Apple purchased intel's RF baseband division,which was awful, and has been working on it in secret for years. It remains to be seen how this will go for Apple. It is attractive to Apple for cost and efficiency reasons (theoretically they can bury this all on a single SoC if they wish to) not because Qualcomm is bad.

It bears in mind that just because you are good at one thing does not imply you will be good at another. For instance, Intel's networking is mediocre to bad depending on the product or various entities trying to produce MIPS and ARM products failing time and time again.

3 comments

How quickly we forget Huawei... QC's fine, but I think the huawei situation shows that QC has probably been getting a little fat/lazy on the modem side for a few years too. Only a real competitor could prove that if true, 2013 intel looked like they were best in class too but the rot was already firmly entrenched.

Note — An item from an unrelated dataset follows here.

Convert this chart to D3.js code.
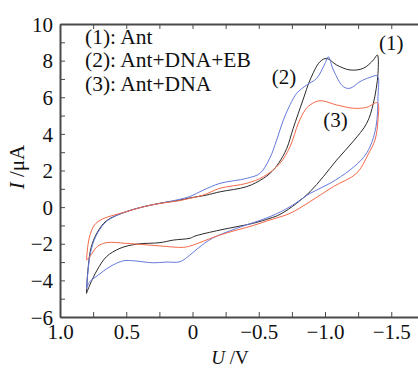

So, I wouldn't say intel's modems were awful, maybe not as good as the QC's of the time, but it could just have been immature, and underfunded. Apple OTOH, is famous for taking somewhat failed teams and having a long enough vision to create great products. They seem to understand that 9 women can't create a baby in 1 month and are willing to keep iterating until its right if it solves a problem for them.

> Apple … has been working on it in secret for years.

I keep hoping Apple will release a MacBook with a 5G chipset. The rumors are saying their in house one will ready in 2026 at the earliest. It sure seems like a long road given they bought the intel RF division in 2019.

My understanding is that Intel's chips weren't great and making power efficient 5g chips is wildly difficult. Thus ends my understanding of these issues, though.
And Qualcomm patents. I just don't see how you can patent anything related to complying with a radio spec, there has to be limited ways to comply
> Intel's networking is mediocre to bad depending on the product

That's an interesting statement, as their Wi-Fi cards are some of the best on the market and common laptop-purchasing wisdom says to buy anything with an Intel Wi-Fi adapter and avoid everything else.

I was talking more about wireline networking there, which are all rife with silicon errata and fairly shoddy drivers (which is sadly the norm in the industry). Most of the damage is mitigated in i.e. upstream Linux but it's not pretty and if you are doing datacenter networking you are much better off with Mellanox(nvidia) or Chelsio (a small but mighty player with interesting capabilities) who have good chips and good drivers.

On the 802.11 wireless front, intel maintains a marked advantage in having inbox drivers in Linux by the time you need them. I would take an ath11k/ath12k over equivalent Intel parts but Qualcomm's driver upstreaming process takes way too long while Intel tends to integrate before the products are generally available.